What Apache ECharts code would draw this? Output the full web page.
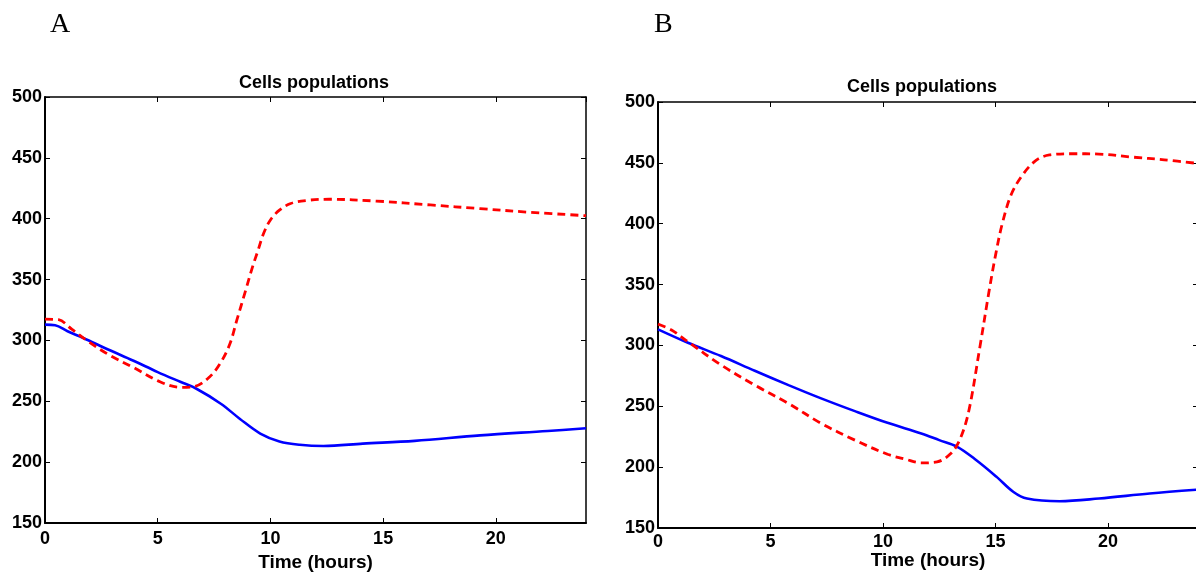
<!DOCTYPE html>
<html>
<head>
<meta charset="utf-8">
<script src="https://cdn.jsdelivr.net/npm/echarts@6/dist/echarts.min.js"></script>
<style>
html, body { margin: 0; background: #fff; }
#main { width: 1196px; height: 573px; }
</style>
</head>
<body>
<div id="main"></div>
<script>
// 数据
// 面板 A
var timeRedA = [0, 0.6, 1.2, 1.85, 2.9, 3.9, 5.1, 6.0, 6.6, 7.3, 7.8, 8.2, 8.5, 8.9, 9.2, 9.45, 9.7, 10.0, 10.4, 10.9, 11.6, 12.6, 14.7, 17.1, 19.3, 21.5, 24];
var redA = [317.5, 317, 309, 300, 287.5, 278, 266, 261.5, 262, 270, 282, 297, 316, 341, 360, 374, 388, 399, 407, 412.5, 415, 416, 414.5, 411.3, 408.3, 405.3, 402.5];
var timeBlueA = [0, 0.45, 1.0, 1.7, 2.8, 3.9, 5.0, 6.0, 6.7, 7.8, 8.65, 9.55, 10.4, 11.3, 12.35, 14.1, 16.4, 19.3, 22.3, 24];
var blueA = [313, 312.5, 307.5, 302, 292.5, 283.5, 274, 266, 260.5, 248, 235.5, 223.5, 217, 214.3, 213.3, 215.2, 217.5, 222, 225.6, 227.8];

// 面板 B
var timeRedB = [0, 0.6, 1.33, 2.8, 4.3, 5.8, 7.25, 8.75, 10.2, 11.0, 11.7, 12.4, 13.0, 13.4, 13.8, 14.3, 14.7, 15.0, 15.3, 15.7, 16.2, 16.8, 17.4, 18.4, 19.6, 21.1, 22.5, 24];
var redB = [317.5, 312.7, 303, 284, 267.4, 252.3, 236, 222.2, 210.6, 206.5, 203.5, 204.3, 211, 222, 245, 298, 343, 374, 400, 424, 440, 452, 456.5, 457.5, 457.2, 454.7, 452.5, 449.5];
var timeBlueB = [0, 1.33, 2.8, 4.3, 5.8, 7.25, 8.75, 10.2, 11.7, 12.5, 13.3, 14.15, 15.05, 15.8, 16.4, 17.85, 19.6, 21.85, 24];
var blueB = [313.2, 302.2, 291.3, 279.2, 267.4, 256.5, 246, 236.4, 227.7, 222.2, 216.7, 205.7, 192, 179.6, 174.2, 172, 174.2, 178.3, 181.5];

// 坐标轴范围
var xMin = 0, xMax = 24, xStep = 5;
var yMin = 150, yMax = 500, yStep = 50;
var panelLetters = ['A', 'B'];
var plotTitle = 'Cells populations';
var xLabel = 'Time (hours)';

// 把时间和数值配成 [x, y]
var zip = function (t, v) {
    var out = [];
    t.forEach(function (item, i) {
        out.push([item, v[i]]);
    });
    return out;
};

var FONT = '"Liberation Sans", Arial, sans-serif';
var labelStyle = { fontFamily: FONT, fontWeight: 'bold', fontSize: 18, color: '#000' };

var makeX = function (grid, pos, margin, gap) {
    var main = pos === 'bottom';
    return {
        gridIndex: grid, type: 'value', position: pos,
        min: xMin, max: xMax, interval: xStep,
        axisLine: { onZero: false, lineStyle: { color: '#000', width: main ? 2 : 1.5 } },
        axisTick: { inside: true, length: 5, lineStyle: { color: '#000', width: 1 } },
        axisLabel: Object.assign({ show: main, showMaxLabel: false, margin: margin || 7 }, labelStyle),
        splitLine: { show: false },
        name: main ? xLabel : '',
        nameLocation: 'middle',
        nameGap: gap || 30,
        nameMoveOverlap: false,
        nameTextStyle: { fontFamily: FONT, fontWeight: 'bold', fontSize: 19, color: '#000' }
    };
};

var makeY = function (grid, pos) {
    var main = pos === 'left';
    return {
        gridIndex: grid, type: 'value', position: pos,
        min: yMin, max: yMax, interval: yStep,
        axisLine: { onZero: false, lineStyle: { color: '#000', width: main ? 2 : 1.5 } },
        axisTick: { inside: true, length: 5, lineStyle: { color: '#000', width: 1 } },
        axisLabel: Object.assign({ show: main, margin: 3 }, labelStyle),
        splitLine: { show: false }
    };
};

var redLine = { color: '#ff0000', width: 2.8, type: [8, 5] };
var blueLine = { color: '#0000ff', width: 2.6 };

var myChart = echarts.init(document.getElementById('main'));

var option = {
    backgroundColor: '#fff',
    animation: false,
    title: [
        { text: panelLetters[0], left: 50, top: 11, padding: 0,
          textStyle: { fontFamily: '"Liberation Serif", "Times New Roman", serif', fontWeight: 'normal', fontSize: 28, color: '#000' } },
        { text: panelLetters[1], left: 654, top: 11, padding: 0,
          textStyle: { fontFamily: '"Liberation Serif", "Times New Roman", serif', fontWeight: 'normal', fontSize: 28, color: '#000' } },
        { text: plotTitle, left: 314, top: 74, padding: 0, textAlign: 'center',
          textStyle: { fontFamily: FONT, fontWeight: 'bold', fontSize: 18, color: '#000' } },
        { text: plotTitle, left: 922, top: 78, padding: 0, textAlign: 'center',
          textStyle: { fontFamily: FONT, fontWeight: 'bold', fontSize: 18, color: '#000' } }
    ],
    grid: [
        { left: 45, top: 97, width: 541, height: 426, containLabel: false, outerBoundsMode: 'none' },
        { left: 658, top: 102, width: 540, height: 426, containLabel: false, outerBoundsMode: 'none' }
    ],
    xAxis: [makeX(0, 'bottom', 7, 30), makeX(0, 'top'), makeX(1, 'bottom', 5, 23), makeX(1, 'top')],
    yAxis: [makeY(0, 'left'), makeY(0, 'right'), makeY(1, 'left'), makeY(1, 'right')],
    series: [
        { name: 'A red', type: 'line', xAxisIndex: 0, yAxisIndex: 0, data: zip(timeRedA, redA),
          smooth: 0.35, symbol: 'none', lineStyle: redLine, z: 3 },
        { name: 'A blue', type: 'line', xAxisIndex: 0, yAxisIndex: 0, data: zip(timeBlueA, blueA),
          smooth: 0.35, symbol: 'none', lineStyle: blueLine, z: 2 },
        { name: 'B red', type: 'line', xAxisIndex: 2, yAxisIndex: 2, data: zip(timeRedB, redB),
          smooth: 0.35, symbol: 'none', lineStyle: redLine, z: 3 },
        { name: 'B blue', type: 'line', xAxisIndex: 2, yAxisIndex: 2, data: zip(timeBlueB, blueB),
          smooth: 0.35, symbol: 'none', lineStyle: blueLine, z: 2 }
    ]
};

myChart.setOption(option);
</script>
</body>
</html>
- - - - - - -
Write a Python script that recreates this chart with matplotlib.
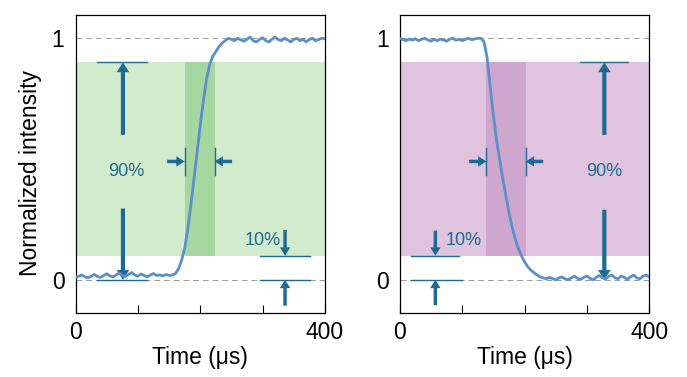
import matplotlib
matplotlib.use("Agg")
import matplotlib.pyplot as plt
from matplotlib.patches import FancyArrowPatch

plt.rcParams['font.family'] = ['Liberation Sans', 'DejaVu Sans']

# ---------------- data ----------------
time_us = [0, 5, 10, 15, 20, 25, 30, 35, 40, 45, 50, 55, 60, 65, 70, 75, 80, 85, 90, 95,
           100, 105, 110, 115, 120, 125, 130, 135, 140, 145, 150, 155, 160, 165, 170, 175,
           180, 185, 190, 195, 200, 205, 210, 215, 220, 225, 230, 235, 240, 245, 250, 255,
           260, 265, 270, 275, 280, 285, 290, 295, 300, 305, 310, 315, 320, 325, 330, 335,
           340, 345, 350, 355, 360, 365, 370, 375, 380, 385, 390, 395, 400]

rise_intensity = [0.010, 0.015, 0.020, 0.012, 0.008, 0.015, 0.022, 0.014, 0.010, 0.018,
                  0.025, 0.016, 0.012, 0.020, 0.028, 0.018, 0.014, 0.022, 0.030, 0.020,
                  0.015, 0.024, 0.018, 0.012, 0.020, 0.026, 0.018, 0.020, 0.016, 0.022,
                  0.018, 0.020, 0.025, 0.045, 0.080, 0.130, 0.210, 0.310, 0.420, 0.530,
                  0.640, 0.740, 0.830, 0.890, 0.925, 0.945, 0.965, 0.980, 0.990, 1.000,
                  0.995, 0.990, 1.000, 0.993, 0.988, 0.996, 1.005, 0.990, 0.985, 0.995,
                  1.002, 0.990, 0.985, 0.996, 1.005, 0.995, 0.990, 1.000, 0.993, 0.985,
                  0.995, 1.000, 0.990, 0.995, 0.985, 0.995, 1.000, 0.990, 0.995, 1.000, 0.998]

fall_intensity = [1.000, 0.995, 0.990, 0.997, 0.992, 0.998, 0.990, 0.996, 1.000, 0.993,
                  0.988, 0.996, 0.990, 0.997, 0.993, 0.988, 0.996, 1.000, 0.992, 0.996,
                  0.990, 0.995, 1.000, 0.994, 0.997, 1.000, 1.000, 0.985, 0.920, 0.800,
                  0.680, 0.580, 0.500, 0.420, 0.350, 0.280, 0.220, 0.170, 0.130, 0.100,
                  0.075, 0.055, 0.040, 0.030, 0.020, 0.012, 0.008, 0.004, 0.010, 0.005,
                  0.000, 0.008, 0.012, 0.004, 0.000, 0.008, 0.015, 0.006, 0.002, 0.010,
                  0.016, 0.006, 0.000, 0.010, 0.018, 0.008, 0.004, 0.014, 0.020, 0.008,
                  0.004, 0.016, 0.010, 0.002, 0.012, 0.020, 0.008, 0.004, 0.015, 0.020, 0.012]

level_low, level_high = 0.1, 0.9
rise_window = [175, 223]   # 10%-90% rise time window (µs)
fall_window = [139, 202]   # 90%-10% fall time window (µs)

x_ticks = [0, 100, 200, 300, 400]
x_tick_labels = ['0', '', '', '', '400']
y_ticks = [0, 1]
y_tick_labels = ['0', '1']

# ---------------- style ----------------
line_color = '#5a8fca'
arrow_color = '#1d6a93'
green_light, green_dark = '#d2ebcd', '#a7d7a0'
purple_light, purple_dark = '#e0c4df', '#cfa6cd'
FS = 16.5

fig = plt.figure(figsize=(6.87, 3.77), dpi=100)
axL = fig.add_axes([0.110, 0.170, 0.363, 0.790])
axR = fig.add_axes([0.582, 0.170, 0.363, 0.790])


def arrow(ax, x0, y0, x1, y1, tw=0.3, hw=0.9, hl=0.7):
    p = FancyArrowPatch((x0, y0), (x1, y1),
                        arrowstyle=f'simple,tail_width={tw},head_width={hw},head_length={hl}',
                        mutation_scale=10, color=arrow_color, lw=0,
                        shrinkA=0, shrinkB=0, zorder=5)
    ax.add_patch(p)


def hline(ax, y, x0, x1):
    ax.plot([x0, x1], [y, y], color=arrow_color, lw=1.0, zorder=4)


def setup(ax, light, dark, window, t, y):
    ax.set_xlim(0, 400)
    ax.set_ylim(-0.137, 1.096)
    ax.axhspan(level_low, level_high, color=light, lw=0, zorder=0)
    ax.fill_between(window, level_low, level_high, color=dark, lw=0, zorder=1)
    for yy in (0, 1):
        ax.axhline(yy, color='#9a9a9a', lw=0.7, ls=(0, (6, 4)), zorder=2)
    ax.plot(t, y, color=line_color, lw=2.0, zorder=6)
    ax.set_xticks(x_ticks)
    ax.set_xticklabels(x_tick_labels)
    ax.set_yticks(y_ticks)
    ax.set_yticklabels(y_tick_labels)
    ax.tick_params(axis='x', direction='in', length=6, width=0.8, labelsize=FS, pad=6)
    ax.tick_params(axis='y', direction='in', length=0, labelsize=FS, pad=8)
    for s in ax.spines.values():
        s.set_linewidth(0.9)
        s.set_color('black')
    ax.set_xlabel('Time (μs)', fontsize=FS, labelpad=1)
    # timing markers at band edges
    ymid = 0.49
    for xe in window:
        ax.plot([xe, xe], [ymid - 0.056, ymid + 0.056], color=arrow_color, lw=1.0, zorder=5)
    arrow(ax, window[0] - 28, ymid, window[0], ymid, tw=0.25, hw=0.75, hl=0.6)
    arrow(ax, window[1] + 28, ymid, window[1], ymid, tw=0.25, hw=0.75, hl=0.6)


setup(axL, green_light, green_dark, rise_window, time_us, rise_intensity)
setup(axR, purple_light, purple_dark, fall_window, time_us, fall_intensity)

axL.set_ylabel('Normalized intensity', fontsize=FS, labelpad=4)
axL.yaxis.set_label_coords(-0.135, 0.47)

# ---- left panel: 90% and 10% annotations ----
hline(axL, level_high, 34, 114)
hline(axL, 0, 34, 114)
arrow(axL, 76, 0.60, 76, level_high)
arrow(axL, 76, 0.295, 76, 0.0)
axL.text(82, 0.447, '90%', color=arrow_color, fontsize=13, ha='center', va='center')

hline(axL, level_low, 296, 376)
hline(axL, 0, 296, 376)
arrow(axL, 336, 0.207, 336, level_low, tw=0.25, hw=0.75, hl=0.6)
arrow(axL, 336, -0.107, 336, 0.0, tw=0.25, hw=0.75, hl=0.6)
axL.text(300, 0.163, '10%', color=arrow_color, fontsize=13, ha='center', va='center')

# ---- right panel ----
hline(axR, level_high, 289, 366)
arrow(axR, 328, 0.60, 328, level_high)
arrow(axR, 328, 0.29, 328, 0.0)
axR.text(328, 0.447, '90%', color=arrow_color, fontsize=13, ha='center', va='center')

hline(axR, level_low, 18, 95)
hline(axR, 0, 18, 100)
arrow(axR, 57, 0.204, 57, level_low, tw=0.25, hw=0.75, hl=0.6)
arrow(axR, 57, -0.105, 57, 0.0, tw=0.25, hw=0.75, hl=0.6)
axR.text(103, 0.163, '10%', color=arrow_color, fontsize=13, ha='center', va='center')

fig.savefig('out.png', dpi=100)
- - - - - - -
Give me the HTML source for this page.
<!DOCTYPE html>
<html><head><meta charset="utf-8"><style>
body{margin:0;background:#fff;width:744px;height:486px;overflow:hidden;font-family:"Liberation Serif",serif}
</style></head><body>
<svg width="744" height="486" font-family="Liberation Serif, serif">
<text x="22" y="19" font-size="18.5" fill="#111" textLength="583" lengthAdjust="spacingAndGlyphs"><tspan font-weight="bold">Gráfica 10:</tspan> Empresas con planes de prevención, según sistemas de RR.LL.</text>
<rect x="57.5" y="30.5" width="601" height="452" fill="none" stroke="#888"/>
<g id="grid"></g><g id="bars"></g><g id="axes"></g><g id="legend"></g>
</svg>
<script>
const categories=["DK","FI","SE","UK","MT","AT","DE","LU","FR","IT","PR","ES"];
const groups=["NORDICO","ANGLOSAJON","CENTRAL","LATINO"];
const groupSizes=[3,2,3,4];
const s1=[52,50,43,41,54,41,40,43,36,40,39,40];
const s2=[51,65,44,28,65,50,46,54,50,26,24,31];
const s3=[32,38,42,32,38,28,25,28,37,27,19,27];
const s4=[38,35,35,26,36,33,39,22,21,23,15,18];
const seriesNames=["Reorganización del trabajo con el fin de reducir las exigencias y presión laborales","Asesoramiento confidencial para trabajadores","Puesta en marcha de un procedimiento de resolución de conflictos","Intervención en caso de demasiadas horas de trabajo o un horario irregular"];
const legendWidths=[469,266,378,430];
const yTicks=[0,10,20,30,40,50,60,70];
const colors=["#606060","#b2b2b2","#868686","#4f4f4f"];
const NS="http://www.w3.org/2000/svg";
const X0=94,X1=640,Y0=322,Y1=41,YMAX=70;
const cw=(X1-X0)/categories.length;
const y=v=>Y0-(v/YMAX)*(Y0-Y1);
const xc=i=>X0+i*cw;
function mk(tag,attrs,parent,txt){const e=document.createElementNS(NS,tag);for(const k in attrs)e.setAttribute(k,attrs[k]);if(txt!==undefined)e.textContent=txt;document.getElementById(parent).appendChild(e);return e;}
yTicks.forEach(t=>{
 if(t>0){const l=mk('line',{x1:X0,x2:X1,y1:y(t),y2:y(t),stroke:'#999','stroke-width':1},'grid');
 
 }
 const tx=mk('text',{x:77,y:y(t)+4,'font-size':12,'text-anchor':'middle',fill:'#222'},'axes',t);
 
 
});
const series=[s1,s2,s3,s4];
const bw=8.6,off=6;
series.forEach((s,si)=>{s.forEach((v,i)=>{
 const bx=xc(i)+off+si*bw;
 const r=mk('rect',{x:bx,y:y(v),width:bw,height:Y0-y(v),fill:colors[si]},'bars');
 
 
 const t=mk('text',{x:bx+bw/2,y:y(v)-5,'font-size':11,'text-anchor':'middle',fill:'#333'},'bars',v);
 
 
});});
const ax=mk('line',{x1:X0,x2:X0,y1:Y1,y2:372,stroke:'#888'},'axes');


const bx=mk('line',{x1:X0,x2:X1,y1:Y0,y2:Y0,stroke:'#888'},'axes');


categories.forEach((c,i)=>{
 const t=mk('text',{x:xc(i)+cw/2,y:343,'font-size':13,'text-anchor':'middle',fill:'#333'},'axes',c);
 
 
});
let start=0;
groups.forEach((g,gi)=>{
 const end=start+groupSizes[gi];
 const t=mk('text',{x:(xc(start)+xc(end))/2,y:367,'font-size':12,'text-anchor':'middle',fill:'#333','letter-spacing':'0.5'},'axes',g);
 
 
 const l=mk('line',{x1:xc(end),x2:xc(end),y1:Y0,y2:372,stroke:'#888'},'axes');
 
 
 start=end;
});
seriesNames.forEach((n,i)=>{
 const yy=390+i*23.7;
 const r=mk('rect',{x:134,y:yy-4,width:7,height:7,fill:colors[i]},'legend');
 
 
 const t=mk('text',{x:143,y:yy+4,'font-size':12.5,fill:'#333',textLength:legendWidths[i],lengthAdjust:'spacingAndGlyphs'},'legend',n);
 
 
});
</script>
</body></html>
- - - - - - -
Scan the material and collect every line that contains "matplotlib".

Write a Python script that recreates this chart with matplotlib.
import matplotlib
matplotlib.use("Agg")
import matplotlib.pyplot as plt
from matplotlib.patches import FancyArrowPatch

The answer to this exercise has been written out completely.